Bell and various large cable carrier companies obtained leave to appeal the CRTC order to the Federal Court of Appeal. Under section 64 of the Act, only questions of law or jurisdiction arising from that order can be appealed.

Justice Dawson, writing for the Court in a detailed 214-paragraph decision, found that many of the issues raised by the large internet companies were of “dubious merit” and did not constitute questions of law or jurisdiction. Significantly, the Court of Appeal held that whether rates are “just and reasonable”, the crux of the appellants’ appeal, is a factually suffused question of mixed law and fact not properly before the Court. In so finding, the Court pointed to the CRTC’s broad statutory discretion in setting rates and methodologies. Similarly, the Court held that issues related to the CRTC’s weighing of policy objectives under the Act were not reviewable by the Court.

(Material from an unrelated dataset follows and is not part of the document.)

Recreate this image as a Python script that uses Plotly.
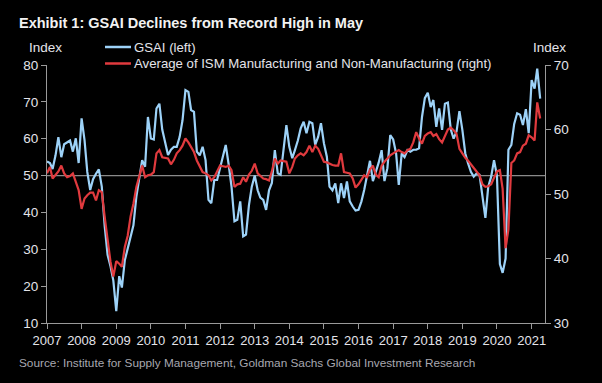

As for issues that were properly before the Court, Justice Dawson dismissed the appellants’ arguments that the CRTC had breached procedural fairness, and their argument that the CRTC had failed to provide sufficient reasons detailing the policy objectives being advanced. The Court agreed with TekSavvy that the CRTC order had to be viewed in the broader context of its “policy pedigree” – a matrix of prior CRTC policy decisions that underpinned the order.

The Federal Court of Appeal’s decision is an affirmation of the CRTC’s broad discretion in the exercise of rate-setting, and will be a strong precedent for defending other CRTC decisions in the future.